ヴァルター・ルットマン『伯林大都会交響楽』

◆『伯林大都会交響楽』監督:ヴァルター・ルットマン/原案:カール・マイヤー/1927年/ドイツ/60分
ベルリンの一日をコラージュした映像作品。この映画は、当時かなり注目された作品だと思う。日本でもけっこう話題になっていたのではないだろうか。
この映画の見所は冒頭場面であろう。ベルリンへ向かう汽車が疾走している場面だ。短いショットで構成されたこのシーンは、走る汽車、線路、流れる景色などの映像が巧みにモンタージュされ、非常にスピード感溢れるダイナミックな場面となっている。この冒頭場面は、当時の人々に衝撃を与えたのではないだろうか。たとえば勝本清一郎は「先づ映画物語風に――新ベルリン風景」(1930年)という文章を書いている。この文章の冒頭には「ベルリンへ!/ベルリンへ!/ベルリンへ!」という三行の文章があるが、勝本はこれを一行ごとに文字のサイズを大きくするという表現で書いた。そうして、『伯林大都会交響楽』の冒頭場面を模倣していたのである。
この映画はやはり20年代の作品らしく、「機械」の主題が見られる。「機械」の動きと人間の動きが対比され、「機械」化される人間(社会)が批評的に描かれる。
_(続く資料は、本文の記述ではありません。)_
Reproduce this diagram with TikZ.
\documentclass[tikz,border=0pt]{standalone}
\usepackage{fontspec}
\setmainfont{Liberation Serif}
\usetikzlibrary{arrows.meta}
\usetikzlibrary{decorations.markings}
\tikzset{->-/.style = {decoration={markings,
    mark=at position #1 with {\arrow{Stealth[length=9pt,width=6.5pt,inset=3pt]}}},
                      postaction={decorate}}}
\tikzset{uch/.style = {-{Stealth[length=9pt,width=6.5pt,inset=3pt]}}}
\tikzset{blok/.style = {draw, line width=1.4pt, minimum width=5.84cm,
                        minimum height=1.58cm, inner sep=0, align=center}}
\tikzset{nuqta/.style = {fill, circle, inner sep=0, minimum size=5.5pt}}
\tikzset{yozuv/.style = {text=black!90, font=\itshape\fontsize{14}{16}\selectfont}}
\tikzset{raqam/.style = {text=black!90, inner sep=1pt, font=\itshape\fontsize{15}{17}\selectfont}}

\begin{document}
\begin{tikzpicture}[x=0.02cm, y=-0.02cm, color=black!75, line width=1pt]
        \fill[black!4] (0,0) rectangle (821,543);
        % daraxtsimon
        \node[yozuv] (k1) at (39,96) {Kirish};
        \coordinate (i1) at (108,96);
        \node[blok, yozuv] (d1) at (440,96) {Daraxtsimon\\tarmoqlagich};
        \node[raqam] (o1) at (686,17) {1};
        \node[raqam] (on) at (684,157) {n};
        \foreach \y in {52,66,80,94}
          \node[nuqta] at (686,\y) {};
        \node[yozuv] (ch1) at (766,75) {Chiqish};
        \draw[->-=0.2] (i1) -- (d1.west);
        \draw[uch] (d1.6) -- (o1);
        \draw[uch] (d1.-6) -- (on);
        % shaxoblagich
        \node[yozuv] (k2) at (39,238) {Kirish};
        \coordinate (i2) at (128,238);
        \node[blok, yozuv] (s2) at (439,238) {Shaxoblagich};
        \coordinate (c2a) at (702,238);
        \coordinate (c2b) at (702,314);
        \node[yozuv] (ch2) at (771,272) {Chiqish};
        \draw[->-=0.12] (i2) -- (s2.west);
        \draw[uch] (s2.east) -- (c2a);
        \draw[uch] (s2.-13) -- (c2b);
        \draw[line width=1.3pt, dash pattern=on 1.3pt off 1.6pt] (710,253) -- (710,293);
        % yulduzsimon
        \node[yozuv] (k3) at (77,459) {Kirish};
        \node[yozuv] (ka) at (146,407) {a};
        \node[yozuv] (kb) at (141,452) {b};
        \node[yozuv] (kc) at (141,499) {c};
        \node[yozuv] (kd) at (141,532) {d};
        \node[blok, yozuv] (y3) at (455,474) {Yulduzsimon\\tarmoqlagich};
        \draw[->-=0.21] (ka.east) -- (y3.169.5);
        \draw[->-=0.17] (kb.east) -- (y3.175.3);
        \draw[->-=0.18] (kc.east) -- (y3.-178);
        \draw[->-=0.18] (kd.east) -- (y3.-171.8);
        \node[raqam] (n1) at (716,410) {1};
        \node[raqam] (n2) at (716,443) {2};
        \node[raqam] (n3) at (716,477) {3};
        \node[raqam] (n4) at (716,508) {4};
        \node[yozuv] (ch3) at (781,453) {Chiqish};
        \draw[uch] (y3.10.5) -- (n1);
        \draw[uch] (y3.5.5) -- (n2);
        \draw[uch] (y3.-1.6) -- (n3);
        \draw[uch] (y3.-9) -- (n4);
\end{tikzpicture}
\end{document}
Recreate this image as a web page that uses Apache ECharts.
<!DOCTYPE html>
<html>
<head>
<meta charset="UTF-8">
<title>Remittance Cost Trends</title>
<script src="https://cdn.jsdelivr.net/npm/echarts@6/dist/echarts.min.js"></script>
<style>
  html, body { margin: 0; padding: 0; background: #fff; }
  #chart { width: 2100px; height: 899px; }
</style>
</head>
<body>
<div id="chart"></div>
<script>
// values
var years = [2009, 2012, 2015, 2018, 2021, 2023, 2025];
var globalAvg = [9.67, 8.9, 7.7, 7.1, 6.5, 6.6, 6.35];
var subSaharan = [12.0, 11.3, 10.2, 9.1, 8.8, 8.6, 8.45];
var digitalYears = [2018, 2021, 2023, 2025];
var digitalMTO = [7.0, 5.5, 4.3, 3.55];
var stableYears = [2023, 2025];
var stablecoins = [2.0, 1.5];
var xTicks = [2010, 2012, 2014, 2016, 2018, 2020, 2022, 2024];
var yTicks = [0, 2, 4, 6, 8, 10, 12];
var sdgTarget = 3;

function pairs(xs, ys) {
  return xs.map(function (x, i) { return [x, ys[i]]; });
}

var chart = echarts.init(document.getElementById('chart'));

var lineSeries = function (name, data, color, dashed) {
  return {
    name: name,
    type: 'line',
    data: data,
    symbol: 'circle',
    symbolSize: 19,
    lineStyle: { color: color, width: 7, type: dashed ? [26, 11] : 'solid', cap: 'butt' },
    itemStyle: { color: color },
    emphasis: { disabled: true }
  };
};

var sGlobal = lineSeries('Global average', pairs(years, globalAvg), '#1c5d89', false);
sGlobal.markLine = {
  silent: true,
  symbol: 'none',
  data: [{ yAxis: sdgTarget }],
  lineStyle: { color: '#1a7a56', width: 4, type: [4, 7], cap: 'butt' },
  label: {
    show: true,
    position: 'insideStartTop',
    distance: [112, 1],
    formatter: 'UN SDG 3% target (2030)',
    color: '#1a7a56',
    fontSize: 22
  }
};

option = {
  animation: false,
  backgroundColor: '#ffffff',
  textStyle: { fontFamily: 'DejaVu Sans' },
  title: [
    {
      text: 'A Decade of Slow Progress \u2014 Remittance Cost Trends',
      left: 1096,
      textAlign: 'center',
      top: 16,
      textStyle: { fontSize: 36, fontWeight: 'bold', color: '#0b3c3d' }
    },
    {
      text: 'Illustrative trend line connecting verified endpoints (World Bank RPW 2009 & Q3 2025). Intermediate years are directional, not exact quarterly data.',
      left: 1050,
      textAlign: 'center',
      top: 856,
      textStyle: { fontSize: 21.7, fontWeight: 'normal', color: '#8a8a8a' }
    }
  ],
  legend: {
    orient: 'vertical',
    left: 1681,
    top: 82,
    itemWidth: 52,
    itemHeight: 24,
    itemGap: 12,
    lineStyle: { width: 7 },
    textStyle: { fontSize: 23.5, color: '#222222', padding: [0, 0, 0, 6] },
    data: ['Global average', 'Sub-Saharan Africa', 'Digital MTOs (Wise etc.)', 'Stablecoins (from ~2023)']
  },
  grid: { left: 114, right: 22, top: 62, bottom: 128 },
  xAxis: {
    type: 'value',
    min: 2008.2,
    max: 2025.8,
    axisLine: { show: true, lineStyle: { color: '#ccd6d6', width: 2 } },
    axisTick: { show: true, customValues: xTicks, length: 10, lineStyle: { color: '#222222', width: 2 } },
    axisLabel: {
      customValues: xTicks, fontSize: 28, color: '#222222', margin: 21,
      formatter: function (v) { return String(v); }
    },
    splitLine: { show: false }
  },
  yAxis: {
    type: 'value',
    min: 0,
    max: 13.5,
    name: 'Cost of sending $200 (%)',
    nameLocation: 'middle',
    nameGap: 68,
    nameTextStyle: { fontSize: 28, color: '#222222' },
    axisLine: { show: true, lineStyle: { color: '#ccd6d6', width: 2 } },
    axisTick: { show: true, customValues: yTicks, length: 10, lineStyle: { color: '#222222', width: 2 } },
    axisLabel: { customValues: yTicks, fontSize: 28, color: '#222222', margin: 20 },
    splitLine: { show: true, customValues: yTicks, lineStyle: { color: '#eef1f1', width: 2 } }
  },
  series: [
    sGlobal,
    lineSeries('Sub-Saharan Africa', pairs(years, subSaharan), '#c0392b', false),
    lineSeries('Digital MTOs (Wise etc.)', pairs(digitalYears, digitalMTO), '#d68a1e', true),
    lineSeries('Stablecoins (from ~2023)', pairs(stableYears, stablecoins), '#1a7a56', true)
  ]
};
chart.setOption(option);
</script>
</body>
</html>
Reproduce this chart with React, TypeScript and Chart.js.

モダニズムでは、「機械」の主題が重要なのだが、それは「機械」化による「人間」(あるいは「精神」)の危機という不安があったからなのだろう。
ところで、1920年代が「機械」化の時代ならば、さしずめ現代は「動物」化の時代ということになるだろう。技術の発達は、常に「人間」という概念を脅かす。しかし、「人間」が「波打ちぎわの砂の表情」にすぎないとしたら、「人間」が「機械」になろうが「動物」になろうが、それは危機でも不安でもないのだろう。モダニズムポストモダニズムの差異は「機械」と「動物」の違いにあるのだろうか。